As a result of building safety spend being concentrated in the immediate term and containing a significant non-capitalised element, the direct effect on the EBITDA-MRI indicator is likely to be greater, whereas carbon spend is likely to be more heavily capital in nature in the years to 2050.
Network, which owns around 21,000 homes, does not have an EBITDA-MRI-linked covenant with its lenders. However Mr Benz said the indicator remains important to the business with regard to its credit profile, and in broader conversations with lenders.
Where longer-term spend on retrofit is concerned, Mr Benz said that the constraint of gearing and gearing covenants may become a factor for the group in its path to 2050 should external funding or alternative funding models not become available.
“We are not constrained by gearing in the short term, and we may well be able to weather sustainability funding requirements from our own resources over the next 29 years, but there will be substantial opportunity costs, so
if we have to fund this all from our own resources, our ability to develop is going to be severely curtailed or at some point potentially completely prevented.”
Social Housing spoke to partners at several major law firms about the perceived willingness of lenders to agree to covenant flexibility, and what carve-outs might look like.
“We want to make sure the carve-out is for a specific purpose that is absolutely sustainability linked”
Lee Shankland, partner at Addleshaw Goddard, said: “I think lenders broadly are happy to carve out expenditure to remediate fire safety issues, provided that the housing association can demonstrate how soon the money will be spent and when. What we’re seeing are some parameters around the period and the maximum spend per year following discussions between borrowers and lenders, with lenders allowing carve-outs for up to two or three years.”
He added: “Some, but fewer, lenders are starting to allow carve-outs for cap-expenditure in relation to retrofitting from a net zero perspective.”
Julian Barker, partner at Devonshires, has observed two kinds of carve-outs around decarbonisation. “The first allows an additional capped spend each year and the second is a total amount over a period of time like four or five years, but with no specific annual cap. Which one a registered provider goes for depends on their decarbonisation programme. If they are going to do a lot in one year they will go for the latter, or if they want to spread the cost over time they will go for the former.”

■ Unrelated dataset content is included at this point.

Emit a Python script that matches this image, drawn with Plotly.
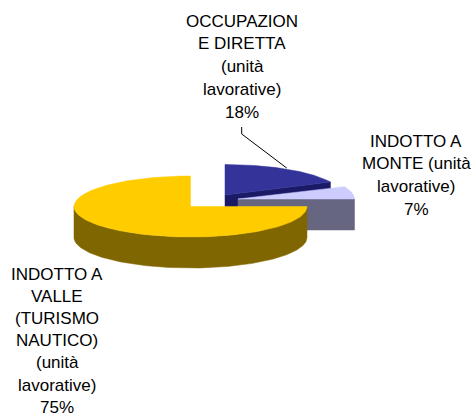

But he added: “I’m not having clients say that they need this carve-out or they will breach their covenants; it’s more that they are being prudent and seeking headroom on their covenants.”
Covenant flexibility from lenders may form part of a broader two-way street on sustainability, Louise Leaver, partner at law firm Bevan Brittan, suggested. “[We] are increasingly seeing lenders include requirements for EPC ratings of a certain level with loan agreements and there are two sides to that coin. If the EPC ratings across a borrower’s existing stock are to be improved as part of decarbonisation, there will be costs associated with that and those need to be taken into account in financial covenant calculations.”
Neil Waller, partner at Trowers & Hamlins, said he would expect to see a “lot of focus on the detail”. He added: “If I’m a lender, I’m going to have some healthy scepticism about somebody saying, ‘Well I’ve got to spend £5m on this retrofit, it’s all zero carbon anyway, isn’t it.’ I’d say, ‘Well how much of this would you be doing anyway?’”
At NatWest, Stuart Heslop, head of UK housing, said that the bank is likely to focus any agreed flexibilities on “the next two to three years”, rather than a longer period. “We want to make sure the carve-out is for a specific purpose that is absolutely sustainability linked. It’s not a carve-out to allow a very standard repair or ongoing maintenance issue to be dealt with – it is genuinely to improve the quality of the building itself.”
NatWest’s Mr Navarro suggested that the bank may also look to tee up carve-outs with a sustainability-linked loan to capture the retrofit activity.